I am infatuated, and I want to do something about these feelings.

I don’t know if he knows, or if he even suspects that I am in love with him, and I have no idea what his feelings toward me are. I want to tell him but I’m terrified he won’t feel the same way, and even if he did, what are we supposed to do? Graduate to sexting? The whole thing is so embarrassing because deep down, I think a part of me is pretty sure that none of this is real, because it’s the fucking internet, and we’re both just passing the time and looking for some escapism. I feel pathetic falling for someone this way, and even more pathetic for being so emotionally hindered by technology, but what do I do?
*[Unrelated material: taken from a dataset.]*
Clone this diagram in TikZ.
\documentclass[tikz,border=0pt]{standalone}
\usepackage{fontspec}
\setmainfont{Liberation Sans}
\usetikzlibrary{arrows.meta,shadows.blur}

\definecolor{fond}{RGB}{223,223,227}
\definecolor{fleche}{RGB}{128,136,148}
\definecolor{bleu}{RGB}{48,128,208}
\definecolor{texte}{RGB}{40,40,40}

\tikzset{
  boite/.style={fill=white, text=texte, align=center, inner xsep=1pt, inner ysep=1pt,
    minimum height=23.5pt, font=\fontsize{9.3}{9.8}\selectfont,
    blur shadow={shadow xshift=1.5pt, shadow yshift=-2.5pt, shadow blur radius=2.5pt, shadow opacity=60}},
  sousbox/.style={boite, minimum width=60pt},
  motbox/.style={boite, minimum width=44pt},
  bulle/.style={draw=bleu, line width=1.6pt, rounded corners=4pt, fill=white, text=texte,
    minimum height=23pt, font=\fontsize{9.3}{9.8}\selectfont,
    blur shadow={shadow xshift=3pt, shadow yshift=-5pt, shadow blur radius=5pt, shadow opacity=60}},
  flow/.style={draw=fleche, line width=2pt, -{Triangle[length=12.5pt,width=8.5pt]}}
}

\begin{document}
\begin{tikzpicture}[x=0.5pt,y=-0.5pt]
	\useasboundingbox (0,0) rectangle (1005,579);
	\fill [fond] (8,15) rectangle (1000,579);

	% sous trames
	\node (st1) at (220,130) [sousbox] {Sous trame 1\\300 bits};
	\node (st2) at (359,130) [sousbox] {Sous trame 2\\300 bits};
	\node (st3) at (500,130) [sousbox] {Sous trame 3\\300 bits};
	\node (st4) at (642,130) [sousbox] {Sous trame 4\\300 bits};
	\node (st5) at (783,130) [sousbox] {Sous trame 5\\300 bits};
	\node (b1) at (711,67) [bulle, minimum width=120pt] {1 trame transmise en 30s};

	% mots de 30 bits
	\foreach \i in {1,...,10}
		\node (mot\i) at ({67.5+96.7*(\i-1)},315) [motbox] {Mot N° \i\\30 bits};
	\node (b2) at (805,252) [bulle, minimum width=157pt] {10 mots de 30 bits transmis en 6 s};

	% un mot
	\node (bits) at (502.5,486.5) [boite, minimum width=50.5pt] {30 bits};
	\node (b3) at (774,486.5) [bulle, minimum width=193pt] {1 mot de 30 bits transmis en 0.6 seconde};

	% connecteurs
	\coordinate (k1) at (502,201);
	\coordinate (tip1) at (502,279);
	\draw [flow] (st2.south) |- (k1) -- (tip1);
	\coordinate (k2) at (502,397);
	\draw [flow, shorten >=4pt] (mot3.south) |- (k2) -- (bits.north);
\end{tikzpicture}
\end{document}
Is this real love? And even if it is, is it worth confessing?

Sincerely,

Possibly Deluding Myself on the Best Coast

 

Dear Possibly Deluding Yourself,

In the words of media theorist Alexis Anais Avedisian, “Digital technology only discloses your preexisting inability to connect to others.”

To put it another way, love is a goddamn hassle, regardless of the vessel that brings it to you. Sure, technology plays a part in the social mediation of romance, but I wouldn’t get too hung up on the fact that you met the dude over the internet. Yes, the internet isn’t “real,” but also it is, or at least the people on it are, and your feelings don’t require a connection to the material world to be valid. You say you’re in love, so you’re probably in love, and that’s great—it’s like a little diagnostic test for your soul. It means everything is functioning properly and you can still connect intimately to another person. As for what to do about it, you already know.
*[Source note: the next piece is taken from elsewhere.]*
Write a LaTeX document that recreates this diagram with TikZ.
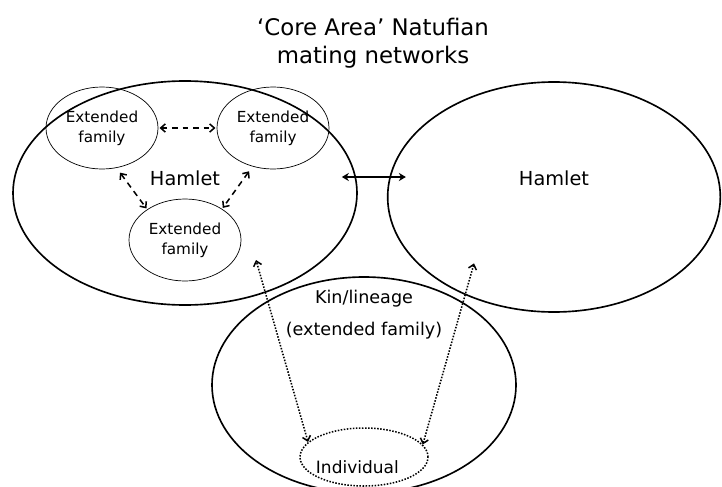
\documentclass[tikz,border=0pt]{standalone}
\usepackage{fontspec}
\setmainfont{DejaVu Sans}
\usetikzlibrary{shapes.geometric,positioning,arrows.meta}

\begin{document}
\begin{tikzpicture}[node distance=2cm,on grid,
  hamlet/.style={ellipse,draw,line width=1.4pt,inner sep=0pt},
  family/.style={ellipse,draw,line width=0.6pt,inner sep=0pt,align=center,
    minimum width=3.36cm,minimum height=2.46cm,font=\fontsize{13}{17}\selectfont},
  big text/.style={font=\fontsize{16.5}{20}\selectfont,align=center},
  dash arrow/.style={{Straight Barb[length=4pt,width=7pt]}-{Straight Barb[length=4pt,width=7pt]},
    line width=1.3pt,dash pattern=on 5pt off 4pt,shorten >=1pt,shorten <=1pt},
  dot arrow/.style={{Straight Barb[length=4pt,width=7pt]}-{Straight Barb[length=4pt,width=7pt]},
    line width=1.3pt,dash pattern=on 1.3pt off 1.3pt}]
  \useasboundingbox (0,0) rectangle (21.66,-14.58);
  \path
  node[big text,font=\fontsize{19.5}{24}\selectfont] (title) at (11.19,-1.3) {`Core Area' Natufian\\mating networks}
  node[hamlet,minimum width=10.32cm,minimum height=6.72cm] (ham_1) at (5.55,-5.79) {}
  node[hamlet,minimum width=9.98cm,minimum height=6.9cm] (ham_2) [below right=0.12cm and 11.07cm of ham_1] {}
  node[big text] (ham_1_txt) [above=0.45cm of ham_1] {Hamlet}
  node[big text] (ham_2_txt) [above=0.57cm of ham_2] {Hamlet}
  node[family] (fam_1) [above left=1.95cm and 2.49cm of ham_1] {Extended\\family}
  node[family] (fam_2) [right=5.13cm of fam_1] {Extended\\family}
  node[family] (fam_3) [below=1.41cm of ham_1] {Extended\\family}
  node[hamlet,minimum width=9.12cm,minimum height=6.48cm] (kin) at (10.92,-11.55) {}
  node[big text,font=\fontsize{15}{27}\selectfont] (kin_txt) [above=2.11cm of kin] {Kin/lineage\\(extended family)}
  node[ellipse,draw,line width=1.3pt,dash pattern=on 1.3pt off 1.3pt,minimum width=3.84cm,minimum height=1.74cm] (ind) [below=2.16cm of kin] {}
  node[big text,font=\fontsize{14.5}{20}\selectfont] (ind_txt) [below left=0.3cm and 0.2cm of ind] {Individual}
  ;
  \coordinate (ham_1_in) at (7.68,-7.8);
  \coordinate (ham_2_in) at (14.25,-7.8);
  \path[dash arrow]
  (fam_1) edge (fam_2)
  (fam_1.-70) edge[shorten <=5pt] (fam_3.141)
  (fam_2.-118) edge[shorten <=5pt] (fam_3.40)
  ;
  \draw[{Stealth[length=6pt,width=7pt]}-{Stealth[length=6pt,width=7pt]},line width=1.3pt]
  ([shift={(-0.48,0.48)}]ham_1.east) -- ([shift={(0.57,0.6)}]ham_2.west);
  \path[dot arrow]
  (ind.165) edge (ham_1_in)
  (ind.12) edge[shorten >=3pt] (ham_2_in)
  ;
\end{tikzpicture}
\end{document}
The world is full of suckers and cowards and fools who live to regret not saying what they wanted to say; don’t be one of those people. The regrets of mistakes made are generally far less painful than the regrets of opportunities missed. No matter what his response, there’s payoff in knowing, and if you’ve connected this deeply online, there’s probably something there.

You say you’re in love, and that’s great—it’s like a little diagnostic test for your soul.
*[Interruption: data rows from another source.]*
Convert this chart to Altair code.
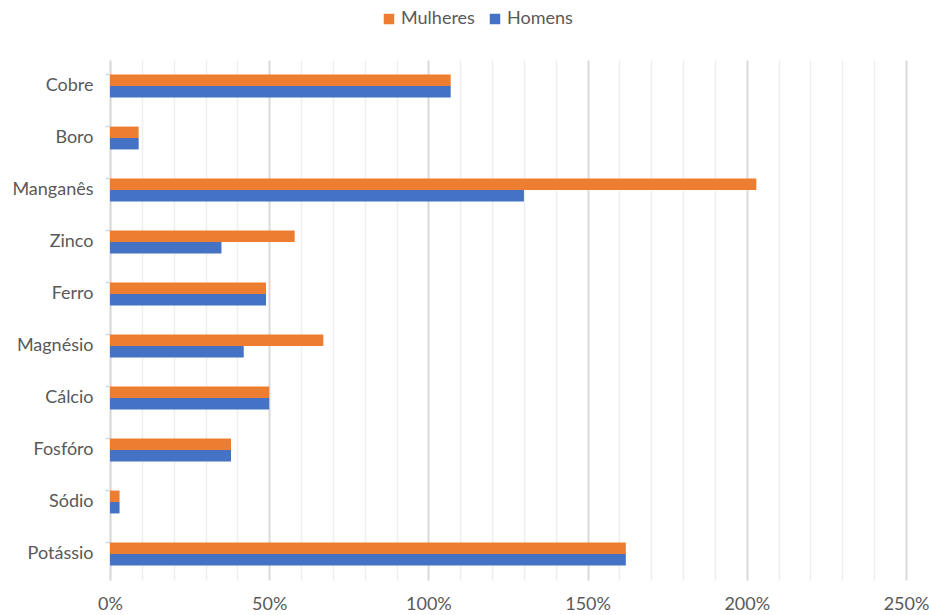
import altair as alt
import pandas as pd

minerais = ["Cobre", "Boro", "Manganês", "Zinco", "Ferro", "Magnésio", "Cálcio", "Fosfóro", "Sódio", "Potássio"]
mulheres = [107, 9, 203, 58, 49, 67, 50, 38, 3, 162]
homens = [107, 9, 130, 35, 49, 42, 50, 38, 3, 162]
grupos = ["Mulheres", "Homens"]
cores = ["#ED7D31", "#4472C4"]
ticks_x = list(range(0, 251, 10))

rows = []
for m, vm, vh in zip(minerais, mulheres, homens):
    rows.append({"Mineral": m, "Grupo": "Mulheres", "Valor": vm})
    rows.append({"Mineral": m, "Grupo": "Homens", "Valor": vh})
df = pd.DataFrame(rows)

font = "Lato"
txt = "#595959"

chart = alt.Chart(df).mark_bar().encode(
    y=alt.Y(
        "Mineral:N",
        sort=minerais,
        scale=alt.Scale(paddingInner=0.56, paddingOuter=0.28),
        axis=alt.Axis(
            title=None, bandPosition=0,
            domainColor="#d9d9d9", domainWidth=1.5,
            tickColor="#d9d9d9", tickSize=5, tickWidth=1.5,
            labelPadding=12, labelFontSize=18, labelColor=txt, labelFont=font,
            grid=False,
        ),
    ),
    yOffset=alt.YOffset("Grupo:N", sort=grupos),
    x=alt.X(
        "Valor:Q",
        scale=alt.Scale(domain=[0, 250], nice=False),
        axis=alt.Axis(
            values=ticks_x,
            labelExpr="datum.value % 50 == 0 ? datum.value + '%' : ''",
            title=None, domain=False, ticks=False,
            labelOverlap=False, labelFlush=False,
            labelFontSize=18, labelColor=txt, labelFont=font, labelPadding=15,
            gridColor={"condition": {"test": "datum.value % 50 == 0", "value": "#d9d9d9"}, "value": "#efefef"},
            gridWidth={"condition": {"test": "datum.value % 50 == 0", "value": 2}, "value": 1.5},
        ),
    ),
    color=alt.Color(
        "Grupo:N",
        scale=alt.Scale(domain=grupos, range=cores),
        legend=alt.Legend(
            title=None, orient="none", legendX=270, legendY=-50,
            direction="horizontal", symbolType="square", symbolSize=110,
            symbolStrokeWidth=0, labelFontSize=18, labelColor=txt, labelFont=font,
            labelOffset=3, columnPadding=11,
        ),
    ),
).properties(
    width=796, height=520,
    autosize=alt.AutoSizeParams(type="none"),
    padding={"left": 110, "top": 60, "right": 23, "bottom": 35},
).configure_view(stroke=None)

chart.save("out.html", embed_options={"renderer": "svg", "actions": False})
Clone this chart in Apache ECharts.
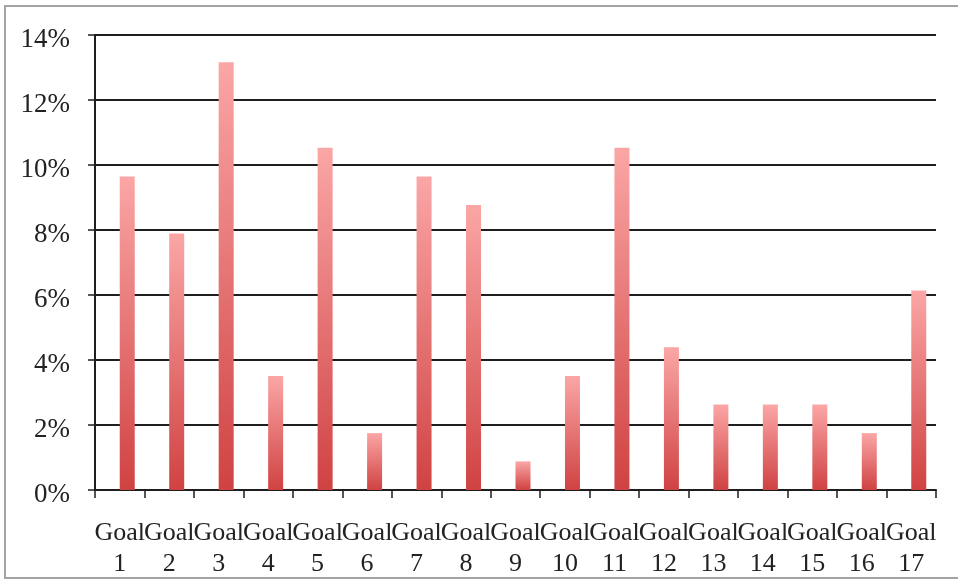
<!DOCTYPE html>
<html>
<head>
<meta charset="utf-8">
<script src="https://cdn.jsdelivr.net/npm/echarts@6/dist/echarts.min.js"></script>
<style>
html,body{margin:0;padding:0;background:#fff;}
#chart{width:958px;height:583px;}
</style>
</head>
<body>
<div id="chart"></div>
<script>
const categories = ['Goal\n1','Goal\n2','Goal\n3','Goal\n4','Goal\n5','Goal\n6','Goal\n7','Goal\n8','Goal\n9','Goal\n10','Goal\n11','Goal\n12','Goal\n13','Goal\n14','Goal\n15','Goal\n16','Goal\n17'];
const shares = [9.65, 7.89, 13.16, 3.51, 10.53, 1.75, 9.65, 8.77, 0.88, 3.51, 10.53, 4.39, 2.63, 2.63, 2.63, 1.75, 6.14];
const yTicks = [0, 2, 4, 6, 8, 10, 12, 14];

const chart = echarts.init(document.getElementById('chart'), null, {renderer: 'canvas'});
const serif = '"Liberation Serif", "DejaVu Serif", serif';
chart.setOption({
  animation: false,
  backgroundColor: '#ffffff',
  graphic: [{
    type: 'rect',
    shape: {x: 5, y: 6, width: 1000, height: 572},
    style: {fill: 'none', stroke: '#a3a3a3', lineWidth: 2},
    silent: true, z: -10
  }],
  grid: {left: 95, right: 22, top: 35, bottom: 93, containLabel: false},
  xAxis: {
    type: 'category',
    data: categories,
    axisLine: {show: true, lineStyle: {color: '#1e1e1e', width: 2}},
    axisTick: {show: true, length: 8, lineStyle: {color: '#1e1e1e', width: 1.5}},
    axisLabel: {interval: 0, margin: 28, fontFamily: serif, fontSize: 26, lineHeight: 31, color: '#222'},
    splitLine: {show: false}
  },
  yAxis: {
    type: 'value',
    min: yTicks[0],
    max: yTicks[yTicks.length - 1],
    interval: 2,
    axisLine: {show: true, lineStyle: {color: '#1e1e1e', width: 2}},
    axisTick: {show: true, length: 7, lineStyle: {color: '#1e1e1e', width: 1.5}},
    axisLabel: {
      margin: 25, fontFamily: serif, fontSize: 27, color: '#222',
      formatter: v => '{p|' + v + '%}',
      rich: {p: {fontFamily: serif, fontSize: 27, color: '#222', padding: [10, 0, 0, 0]}}
    },
    splitLine: {show: true, lineStyle: {color: '#1e1e1e', width: 2}}
  },
  series: [
    {type: 'bar', data: [], barWidth: 15, barGap: '0%'},
    {
      type: 'bar',
      data: shares,
      barWidth: 15,
      barGap: '0%',
      itemStyle: {
        color: new echarts.graphic.LinearGradient(0, 0, 0, 1, [
          {offset: 0, color: '#fba6a6'},
          {offset: 1, color: '#d04242'}
        ])
      }
    }
  ]
});
</script>
</body>
</html>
And try not to worry so much about what he’s going to say! You’ve built up a lot of anxiety over this, but it’s a pretty low-stakes situation. If he doesn’t reciprocate, no one will even know aside from you and him! And then you’re allowed to be a little embarrassed and sad, but you can also be one of those cool chicks that settles into a friendship with a guy she once had a crush on, laughing years later over what a bad match they would have made! Or, you could be like me and discard every romantic dead-end from your life like so much sexy jetsam! You have a lot of options to deal with rejection—some are admittedly healthier than others—but the truth is, rejection never actually killed anybody.

They say the ideal is to love fearlessly, but that’s fucking stupid, as it promotes an unrealistic conception of how most modern human beings are doomed to experience romance (i.e. as full of fear and anxiety). Before it has found purchase, love is an ominous affliction which threatens to destroy us, and we are right to gnash our teeth when it knocks us on our asses. But there are people walking around every day who are in love and are clearly enjoying themselves! There’s nothing special about those people; you could be one of those people! So forget fearlessness, and try instead to love nobly, charging ahead, despite all odds and common sense, once more unto the breach.